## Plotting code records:
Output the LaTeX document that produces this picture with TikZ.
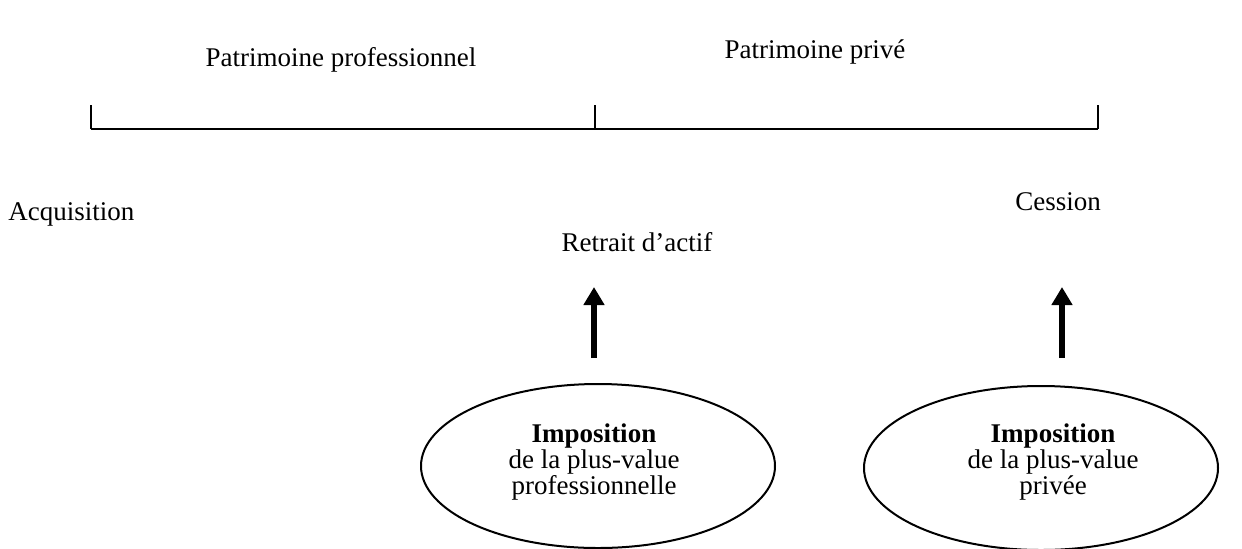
\documentclass[tikz,border=0pt]{standalone}
\usepackage{fontspec}
\setmainfont{Liberation Serif}
\usetikzlibrary{arrows.meta, shapes.geometric}

\begin{document}
\begin{tikzpicture}[x=0.5pt, y=-0.5pt,
every node/.style={font=\fontsize{13.5}{13}\selectfont, inner sep=0pt},
axis/.style={line width=1pt},
taxbox/.style={draw, ellipse, line width=1pt, minimum width=177pt, minimum height=82pt},
bigarrow/.style={line width=3.3pt, -{Triangle[width=10pt, length=9pt]}}]

\useasboundingbox (0,0) rectangle (1242,548);

% frise
\coordinate (t0) at (91,129);
\coordinate (t1) at (595,129);
\coordinate (t2) at (1098,129);
\draw[axis] (t0) -- (t2);
\draw[axis] (t0) -- ++(0,-24);
\draw[axis] (t1) -- ++(0,-24);
\draw[axis] (t2) -- ++(0,-24);

\node (pro) [anchor=base] at (341,66) {Patrimoine professionnel};
\node (prive) [anchor=base] at (815,58) {Patrimoine privé};

\node (acq) [anchor=base west] at (8,220) {Acquisition};
\node (retrait) [anchor=base] at (637,251) {Retrait d’actif};
\node (cession) [anchor=base] at (1058,210) {Cession};

% imposition
\node (tax1) [taxbox] at (598,466) {};
\node (tax2) [taxbox] at (1041,468) {};
\node (txt1) [align=center] at (594,462) {\textbf{Imposition}\\de la plus-value\\professionnelle};
\node (txt2) [align=center] at (1053,462) {\textbf{Imposition}\\de la plus-value\\privée};

\coordinate (a1s) at (594,358);
\coordinate (a1e) at (594,287);
\coordinate (a2s) at (1062,358);
\coordinate (a2e) at (1062,287);
\draw[bigarrow] (a1s) -- (a1e);
\draw[bigarrow] (a2s) -- (a2e);
\end{tikzpicture}
\end{document}
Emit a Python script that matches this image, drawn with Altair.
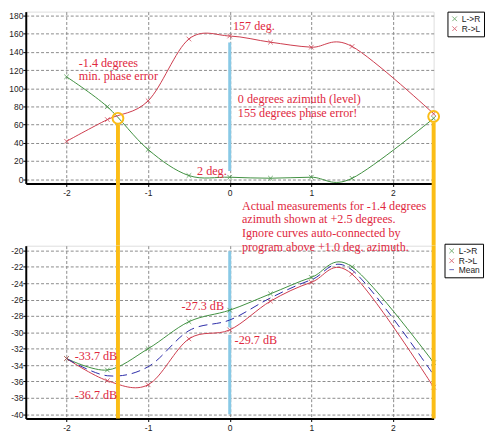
import altair as alt
import pandas as pd

# ---------------- data ----------------
azimuth = [-2, -1.5, -1, -0.5, 0, 0.5, 1, 1.5, 2.5]
phase_lr = [112.6, 79.7, 32.6, 4.0, 2.2, 1.1, 2.2, 1.0, 67]
phase_rl = [41.7, 65.6, 86.2, 154.2, 157.5, 150.7, 145.2, 146.0, 72]
level_lr = [-33.2, -34.6, -32.0, -28.7, -27.3, -25.3, -23.3, -22.0, -33.7]
level_rl = [-33.2, -35.9, -36.4, -30.8, -29.7, -26.2, -23.9, -22.9, -36.7]
level_mean = [-33.2, -35.3, -34.2, -29.8, -28.5, -25.8, -23.6, -22.4, -35.2]

series_names = ["L->R", "R->L", "Mean"]
x_ticks = [-2, -1, 0, 1, 2]
phase_ticks = [0, 20, 40, 60, 80, 100, 120, 140, 160, 180]
level_ticks = [-40, -38, -36, -34, -32, -30, -28, -26, -24, -22, -20]

marker_az = [-1.37, 2.5]
marker_phase = [67, 69]
marker_phase_start = [60.5, 62.5]

top_notes = ["-1.4 degrees", "min. phase error", "157 deg.",
             "0 degrees azimuth (level)", "155 degrees phase error!", "2 deg."]
top_notes_x = [-1.85, -1.85, 0.04, 0.10, 0.10, -0.40]
top_notes_y = [127.9, 113.7, 168.0, 87.7, 72.5, 9.5]

bottom_notes = ["-27.3 dB", "-29.7 dB", "-33.7 dB", "-36.7 dB",
                "Actual measurements for -1.4 degrees",
                "azimuth shown at +2.5 degrees.",
                "Ignore curves auto-connected by",
                "program above +1.0 deg. azimuth."]
bottom_notes_x = [-0.59, 0.06, -1.90, -1.90, 0.15, 0.15, 0.15, 0.15]
bottom_notes_y = [-26.75, -30.96, -32.93, -37.7, -14.6, -16.2, -17.9, -19.55]

# ---------------- style ----------------
AXF = "Liberation Sans, Arial, sans-serif"
SERIF = "Liberation Serif, Times New Roman, serif"
GREEN = "#3f8f3f"
RED = "#cc3b4c"
BLUE = "#2b2ba8"
TXT = "#e0283e"
YEL = "#fbbd16"
CYAN = "#88c9e6"
XPATH = "M-1,-1L1,1M1,-1L-1,1"

W = 413
H1 = 174
H2 = 175
GAP = 63

XDOM = [-2.5, 2.5]
PDOM = [-4.7, 184.3]
LDOM = [-40.52, -19.43]


def xaxis():
    return alt.Axis(values=x_ticks, grid=True, gridDash=[3, 2], gridColor="#8a8a8a",
                    domainColor="black", domainWidth=2, tickColor="black", tickSize=3,
                    labelPadding=2, labelFont=AXF, labelFontSize=8.6, labelColor="#222",
                    labelOverlap=False, labelExpr="'' + datum.value", title=None)


def yaxis(vals):
    return alt.Axis(values=vals, grid=True, gridDash=[3, 2], gridColor="#8a8a8a",
                    domainColor="black", domainWidth=2, tickColor="black", tickSize=3,
                    labelPadding=0, labelFont=AXF, labelFontSize=8.5, labelColor="#222",
                    labelOverlap=False, labelExpr="'' + datum.value", title=None)


def legend(lx, ly):
    return alt.Legend(title=None, orient="none", legendX=lx, legendY=ly,
                      fillColor="white", strokeColor="black", padding=3,
                      labelFont=AXF, labelFontSize=8.5, labelColor="#222",
                      symbolSize=22, symbolStrokeWidth=1, rowPadding=0,
                      labelOffset=3)


n = len(azimuth)

# ---------------- top panel (phase) ----------------
top_df = pd.DataFrame({
    "az": azimuth * 2,
    "val": phase_lr + phase_rl,
    "series": ["L->R"] * n + ["R->L"] * n,
})
top_color_scale = alt.Scale(domain=series_names[:2], range=[GREEN, RED])
top_shape_scale = alt.Scale(domain=series_names[:2], range=[XPATH, XPATH])
X_T = alt.X("az:Q", scale=alt.Scale(domain=XDOM, nice=False, zero=False), axis=xaxis())
Y_T = alt.Y("val:Q", scale=alt.Scale(domain=PDOM, nice=False, zero=False), axis=yaxis(phase_ticks))
Y2_T = alt.Y2("val2:Q")
C_T = alt.Color("series:N", scale=top_color_scale, legend=legend(427, 0))
S_T = alt.Shape("series:N", scale=top_shape_scale, legend=legend(427, 0))

top_lines = alt.Chart(top_df).mark_line(interpolate="cardinal", strokeWidth=1).encode(
    x=X_T, y=Y_T, color=C_T)
top_pts = alt.Chart(top_df).mark_point(filled=False, size=22, strokeWidth=1).encode(
    x=X_T, y=Y_T, color=C_T, shape=S_T)

top_cyan = alt.Chart(pd.DataFrame({"az": [0], "val": [150.4], "val2": [9.0]})).mark_rule(
    color=CYAN, strokeWidth=3).encode(x=X_T, y=Y_T, y2=Y2_T)

marker_df = pd.DataFrame({"az": marker_az, "val": marker_phase, "val2": marker_phase_start})
top_circles = alt.Chart(marker_df).mark_point(shape="circle", size=120, filled=False,
                                              color=YEL, strokeWidth=2, opacity=1).encode(
    x=X_T, y=Y_T)
top_yellow = alt.Chart(marker_df).transform_calculate(v="datum.val2").mark_rule(
    color=YEL, strokeWidth=4).encode(
    x=X_T, y=alt.Y("v:Q", scale=alt.Scale(domain=PDOM, nice=False, zero=False), axis=yaxis(phase_ticks)),
    y2=alt.value(H1 + GAP))

top_text = alt.Chart(pd.DataFrame({"az": top_notes_x, "val": top_notes_y, "t": top_notes})).mark_text(
    align="left", baseline="middle", font=SERIF, fontSize=12.3, color=TXT).encode(
    x=X_T, y=Y_T, text="t:N")

top = alt.layer(top_cyan, top_lines, top_pts, top_circles, top_yellow, top_text).properties(
    width=W, height=H1)

# ---------------- bottom panel (level) ----------------
bot_df = pd.DataFrame({
    "az": azimuth * 3,
    "val": level_lr + level_rl + level_mean,
    "series": ["L->R"] * n + ["R->L"] * n + ["Mean"] * n,
})
bot_color_scale = alt.Scale(domain=series_names, range=[GREEN, RED, BLUE])
bot_shape_scale = alt.Scale(domain=series_names, range=[XPATH, XPATH, "stroke"])
X_B = alt.X("az:Q", scale=alt.Scale(domain=XDOM, nice=False, zero=False), axis=xaxis())
Y_B = alt.Y("val:Q", scale=alt.Scale(domain=LDOM, nice=False, zero=False), axis=yaxis(level_ticks))
Y2_B = alt.Y2("val2:Q")
C_B = alt.Color("series:N", scale=bot_color_scale, legend=legend(424, -2))
S_B = alt.Shape("series:N", scale=bot_shape_scale, legend=legend(424, -2))

bot_cyan = alt.Chart(pd.DataFrame({"az": [0, 0], "val": [-20.1, -30.3], "val2": [-29.4, -40.0]})).mark_rule(
    color=CYAN, strokeWidth=3).encode(x=X_B, y=Y_B, y2=Y2_B)

bot_lines = alt.Chart(bot_df).transform_filter("datum.series != 'Mean'").mark_line(
    interpolate="cardinal", strokeWidth=1).encode(x=X_B, y=Y_B, color=C_B)
bot_mean = alt.Chart(bot_df).transform_filter("datum.series == 'Mean'").mark_line(
    interpolate="cardinal", strokeWidth=1, strokeDash=[9, 5]).encode(x=X_B, y=Y_B, color=C_B)
bot_pts = alt.Chart(bot_df).transform_filter("datum.series != 'Mean'").mark_point(
    filled=False, size=22, strokeWidth=1).encode(x=X_B, y=Y_B, color=C_B, shape=S_B)

bot_yellow = alt.Chart(pd.DataFrame({"az": marker_az, "val": [LDOM[1]] * 2, "val2": [LDOM[0]] * 2})).mark_rule(
    color=YEL, strokeWidth=4).encode(x=X_B, y=Y_B, y2=Y2_B)

bot_text = alt.Chart(pd.DataFrame({"az": bottom_notes_x, "val": bottom_notes_y, "t": bottom_notes})).mark_text(
    align="left", baseline="middle", font=SERIF, fontSize=12.3, color=TXT).encode(
    x=X_B, y=Y_B, text="t:N")

bottom = alt.layer(bot_cyan, bot_lines, bot_mean, bot_pts, bot_yellow, bot_text).properties(
    width=W, height=H2)

chart = alt.vconcat(top, bottom, spacing=GAP, bounds="flush", padding=0).resolve_scale(
    x="independent", y="independent", color="independent", shape="independent"
).resolve_legend(color="independent", shape="independent"
).configure_view(stroke=None).configure(background="white")

chart.save("out.html", embed_options={"renderer": "svg", "actions": False})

## Request:
Up to and including the line with "(0,0) rectangle (1242,548);", copy the data above from its first line. Skip pictures.

## Answer to this task:
Output the LaTeX document that produces this picture with TikZ.
\documentclass[tikz,border=0pt]{standalone}
\usepackage{fontspec}
\setmainfont{Liberation Serif}
\usetikzlibrary{arrows.meta, shapes.geometric}

\begin{document}
\begin{tikzpicture}[x=0.5pt, y=-0.5pt,
every node/.style={font=\fontsize{13.5}{13}\selectfont, inner sep=0pt},
axis/.style={line width=1pt},
taxbox/.style={draw, ellipse, line width=1pt, minimum width=177pt, minimum height=82pt},
bigarrow/.style={line width=3.3pt, -{Triangle[width=10pt, length=9pt]}}]

\useasboundingbox (0,0) rectangle (1242,548);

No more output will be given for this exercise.